The Tobusch fishhook cactus has a fancy new name and an encouraging new status, as a partial success story for the Endangered Species Act.
Punctuating extensive studies and recovery efforts that still have a ways to go, the Fish and Wildlife Service today reclassified the cactus from endangered to threatened status. The move shows progress since the initial 1979 listing, while acknowledging continued vulnerability.
"Tobusch fishhook cactus is currently no longer in danger of extinction, because it has larger, more numerous populations that are much more widely distributed than we previously understood," FWS stated, adding that "nevertheless, it is likely to become endangered within the foreseeable future because … threats have not been fully ameliorated."
The persistent threats to the small, globular cactus that lives in Texas include "changes in vegetation and wildfire frequency, insect parasites and feral hog rooting," according to the Fish and Wildlife Service.
The long-anticipated status shift will be formally published tomorrow in the Federal Register and takes effect 30 days after that.
More of the same will be happening in the coming months, as FWS processes a number of ESA transitions.
At least 10 other endangered species are slated to be reclassified as threatened, according to the service’s spring 2018 regulatory agenda published last week.
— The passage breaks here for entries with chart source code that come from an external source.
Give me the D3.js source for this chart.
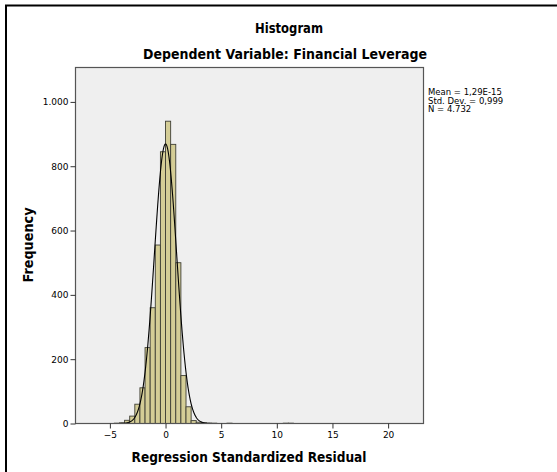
<!DOCTYPE html>
<html>
<head>
<meta charset="utf-8">
<script src="https://cdn.jsdelivr.net/npm/d3@7"></script>
<style>
  html, body { margin: 0; padding: 0; background: #fff; }
  svg { display: block; }
  text { font-family: "DejaVu Sans", "Liberation Sans", sans-serif; fill: #000; }
</style>
</head>
<body>
<script>
// Histogram bins of the regression standardized residuals
const binWidth = 0.46;
const binStarts = [-4.60, -4.14, -3.68, -3.22, -2.76, -2.30, -1.84, -1.38, -0.92, -0.46,
                   0.00, 0.46, 0.92, 1.38, 1.84, 2.30, 2.76, 3.22, 3.68, 4.14,
                   5.52, 10.58, 11.04];
const counts = [1, 2, 10, 23, 60, 111, 236, 360, 555, 845,
                940, 868, 500, 149, 52, 9, 4, 2, 1, 1,
                1, 1, 1];

// Summary statistics shown beside the plot (and used for the normal curve)
const statMean = 1.29e-15;
const statSd = 0.999;
const statN = 4732;
const statLabels = ["Mean = 1,29E-15", "Std. Dev. = 0,999", "N = 4.732"];

// Axis ticks
const xTicks = [-5, 0, 5, 10, 15, 20];
const yTicks = [0, 200, 400, 600, 800, 1000];
const yTickLabels = ["0", "200", "400", "600", "800", "1.000"];

const W = 557, H = 472;
const plot = { left: 75.5, right: 423.5, top: 67.5, bottom: 423.5 };

const svg = d3.select("body").append("svg")
  .attr("width", W).attr("height", H);

// Outer frame (top and left edges)
svg.append("path")
  .attr("d", `M6,${H} V5.5 H${W}`)
  .attr("fill", "none").attr("stroke", "#000").attr("stroke-width", 2);

const x = d3.scaleLinear().domain([-8.09, 23.18]).range([plot.left, plot.right]);
const y = d3.scaleLinear().domain([0, 1107]).range([plot.bottom, plot.top]);

// Plot background
svg.append("rect")
  .attr("x", plot.left).attr("y", plot.top)
  .attr("width", plot.right - plot.left).attr("height", plot.bottom - plot.top)
  .attr("fill", "#efefef");

svg.append("clipPath").attr("id", "plotclip")
  .append("rect")
  .attr("x", plot.left).attr("y", plot.top)
  .attr("width", plot.right - plot.left).attr("height", plot.bottom - plot.top);

const g = svg.append("g").attr("clip-path", "url(#plotclip)");

// Bars
g.selectAll("rect.bar")
  .data(binStarts.map((s, i) => ({ s, c: counts[i] })))
  .join("rect")
  .attr("class", "bar")
  .attr("x", d => x(d.s))
  .attr("width", d => x(d.s + binWidth) - x(d.s))
  .attr("y", d => y(d.c))
  .attr("height", d => y(0) - y(d.c))
  .attr("fill", "#d4cd96")
  .attr("stroke", "#3f3f35")
  .attr("stroke-width", 0.9);

// Fitted normal curve scaled to the histogram
const pdf = v => Math.exp(-0.5 * ((v - statMean) / statSd) ** 2) / (statSd * Math.sqrt(2 * Math.PI));
const curvePts = d3.range(-8.1, 23.2, 0.02).map(v => [v, statN * binWidth * pdf(v)]);
g.append("path")
  .datum(curvePts)
  .attr("d", d3.line().x(d => x(d[0])).y(d => y(d[1])))
  .attr("fill", "none")
  .attr("stroke", "#000")
  .attr("stroke-width", 1.1);

// Plot frame
svg.append("rect")
  .attr("x", plot.left).attr("y", plot.top)
  .attr("width", plot.right - plot.left).attr("height", plot.bottom - plot.top)
  .attr("fill", "none").attr("stroke", "#555").attr("stroke-width", 1.2);

// Y axis
const yAxis = d3.axisLeft(y).tickValues(yTicks)
  .tickFormat((d, i) => yTickLabels[i]).tickSize(5).tickPadding(2);
svg.append("g")
  .attr("transform", `translate(${plot.left},0)`)
  .call(yAxis)
  .call(a => a.select(".domain").remove())
  .call(a => a.selectAll("line").attr("stroke", "#333"))
  .call(a => a.selectAll("text").style("font-size", "9px").style("font-family", "DejaVu Sans"));

// X axis
const xAxis = d3.axisBottom(x).tickValues(xTicks).tickSize(5).tickPadding(3);
svg.append("g")
  .attr("transform", `translate(0,${plot.bottom})`)
  .call(xAxis)
  .call(a => a.select(".domain").remove())
  .call(a => a.selectAll("line").attr("stroke", "#333"))
  .call(a => a.selectAll("text").style("font-size", "9px").style("font-family", "DejaVu Sans"));

// Titles
function boldText(txt, cx, cy, size, len, rotate) {
  const t = svg.append("text")
    .attr("text-anchor", "middle")
    .attr("dominant-baseline", "central")
    .style("font-weight", "bold")
    .style("font-size", size + "px")
    .attr("textLength", len)
    .attr("lengthAdjust", "spacingAndGlyphs")
    .text(txt);
  if (rotate) t.attr("transform", `translate(${cx},${cy}) rotate(-90)`);
  else t.attr("x", cx).attr("y", cy);
  return t;
}
boldText("Histogram", 289, 28, 13.5, 68);
boldText("Dependent Variable: Financial Leverage", 285, 54, 13.5, 284);
boldText("Regression Standardized Residual", 249, 457, 13.5, 235);
boldText("Frequency", 28, 245, 13.5, 75, true);

// Statistics box text
svg.append("g").selectAll("text")
  .data(statLabels)
  .join("text")
  .attr("x", 428)
  .attr("y", (d, i) => 95 + i * 8.7)
  .style("font-size", "8.5px")
  .text(d => d);
</script>
</body>
</html>
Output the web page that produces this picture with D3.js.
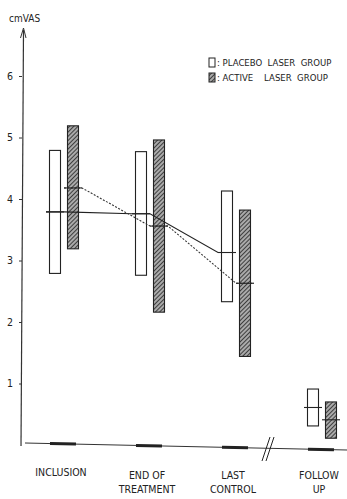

These range from the obscure, like the Kuenzler hedgehog cactus, to the relatively notorious American burying beetle (Greenwire, Sept. 1, 2017).
The upcoming FWS regulatory agenda also includes the potential outright removal of more than a dozen species from the ESA list, from the Kirtland’s warbler to the Foskett speckled dace (Greenwire, Jan. 3).
For hardcore cactus fans, the reclassification of the Tobusch fishhook cactus is coming with a revised scientific name. Formerly known as Ancistrocactus tobuschii, the cactus will henceforth be known by experts as Sclerocactus brevihamatus ssp. tobuschii.
"We listed it as a species," the service noted, "however, recent phylogenetic evidence supports classifying Tobusch fishhook cactus as [a] subspecies."
The reclassification of the cactus also unites, after a fashion, advocates who usually find themselves on opposite sides of an ESA fight.
The initial petition to downlist the species was filed in 2012 by the conservative Pacific Legal Foundation along with groups including the New Mexico Cattle Growers’ Association and the Texas Farm Bureau. The Obama administration subsequently proposed the reclassification in December 2016, prompting applause from environmentalists.
"The road to recovery for endangered species is often a long one, but thanks to the Endangered Species Act, species like the Tobusch fishhook cactus are recovering," Michael Robinson of the Center for Biological Diversity said in a statement at the time.
The cactus inhabits the Edwards Plateau of central Texas, where it is armed with curved spines and it grows slowly to only about 2 inches in diameter and in height.
When listed as endangered in 1979, fewer than 200 individuals of Tobusch fishhook cactus were known from four riparian sites, the FWS noted. Now, an estimated 4,500 individuals live in eight Texas counties, officials say, though mysteries remain.
"It is likely that projected climate changes will affect Tobusch fishhook cactus, but we do not currently know whether such changes will have a net positive or negative effect on its viability," the agency stated.